**SHORT TASK**
Using the records below, locate all lines containing "this" and return them.

**INFORMATION GIVEN**
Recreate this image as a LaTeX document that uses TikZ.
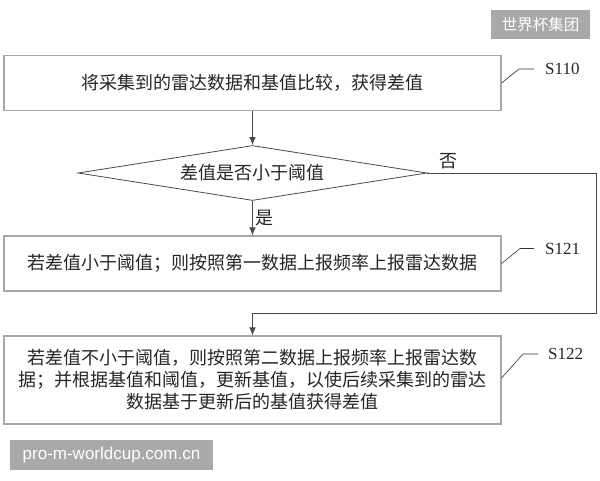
\documentclass[tikz,border=0pt]{standalone}
\usepackage{fontspec}
\setmainfont{Liberation Serif}
\newfontfamily\cjk{Noto Sans CJK SC}
\newfontfamily\wmfont{Liberation Sans}
\usetikzlibrary{shapes.geometric, arrows.meta, positioning}

\definecolor{boxgray}{HTML}{A8A8A8}
\definecolor{linegray}{HTML}{4A4A4A}
\definecolor{wmgray}{HTML}{A9A9A9}

\tikzset{
  stepbox/.style={draw=boxgray, line width=1.1pt, minimum width=497pt, inner sep=0pt,
    align=center, text=black!85, font=\cjk\fontsize{18pt}{22pt}\selectfont},
  decision/.style={diamond, draw=linegray, line width=0.8pt, inner sep=0pt, aspect=6.35,
    minimum width=349pt, minimum height=55pt, text=black!85,
    font=\cjk\fontsize{18pt}{22pt}\selectfont},
  arr/.style={draw=linegray, line width=0.7pt, -{Latex[length=8pt,width=6.5pt]}},
  lead/.style={draw=black!80, line width=0.6pt},
  tag/.style={anchor=west, inner sep=0pt, text=black!85, font=\fontsize{17pt}{17pt}\selectfont},
  yesno/.style={inner sep=3pt, text=black!85, font=\cjk\fontsize{18pt}{18pt}\selectfont},
  wmbox/.style={fill=wmgray, text=white, inner sep=0pt},
}

\begin{document}
\begin{tikzpicture}[x=1pt,y=-1pt]
  \fill[white] (0,0) rectangle (600,480);
  \useasboundingbox (0,0) rectangle (600,480);

  % steps
  \node[stepbox, minimum height=55pt] (collect) at (252.5,83) {将采集到的雷达数据和基值比较，获得差值};
  \node[decision] (check) at (252.5,173) {差值是否小于阈值};
  \node[stepbox, minimum height=55pt] (low) at (252.5,263.5) {若差值小于阈值；则按照第一数据上报频率上报雷达数据};
  \node[stepbox, minimum height=88pt] (high) at (252.5,380) {若差值不小于阈值，则按照第二数据上报频率上报雷达数\\据；并根据基值和阈值，更新基值，以使后续采集到的雷达\\数据基于更新后的基值获得差值};

  % flow
  \draw[arr] (collect) -- (check);
  \draw[arr] (check) -- node[right, yesno] (yes) {是} (low);
  \coordinate (c1) at (596,173);
  \coordinate (c2) at (596,313);
  \draw[arr] (check.east) -- (c1) -- (c2) -| (high.north);
  \node[yesno, anchor=south west] (no) at ([xshift=9pt,yshift=1pt]check.east) {否};

  % step labels
  \node[tag] (s110) at (545,69) {S110};
  \node[tag] (s121) at (545,248.5) {S121};
  \node[tag] (s122) at (548,354) {S122};
  \coordinate (k110) at (519,69);
  \coordinate (k121) at (520,248.5);
  \coordinate (k122) at (523,354);
  \draw[lead, shorten >=11pt] (collect.east) -- (k110) -- (s110.west);
  \draw[lead, shorten >=11pt] (low.east) -- (k121) -- (s121.west);
  \draw[lead, shorten >=10pt] ([yshift=2pt]high.east) -- (k122) -- (s122.west);

  % watermarks
  \node[wmbox, minimum width=99pt, minimum height=29pt, font=\cjk\fontsize{15.5pt}{15.5pt}\selectfont] (wmtop) at (540.5,24.5) {世界杯集团};
  \node[wmbox, minimum width=203pt, minimum height=30pt, font=\wmfont\fontsize{17pt}{17pt}\selectfont] (wmbot) at (111.5,455) {pro-m-worldcup.com.cn};
\end{tikzpicture}
\end{document}
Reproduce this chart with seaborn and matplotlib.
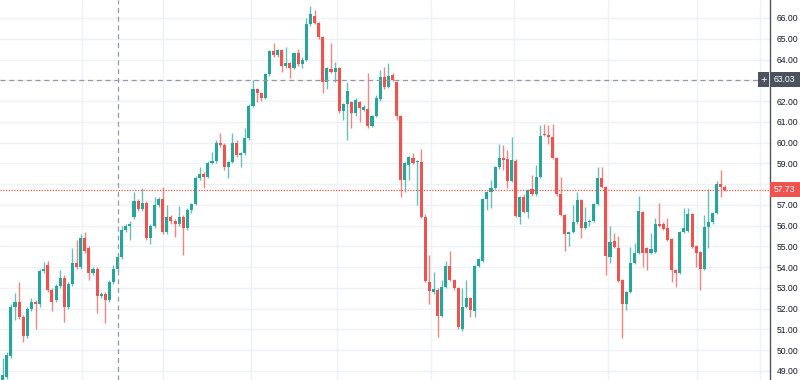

**WRITTEN REPLY**
Recreate this image as a LaTeX document that uses TikZ.
Reproduce this chart with seaborn and matplotlib.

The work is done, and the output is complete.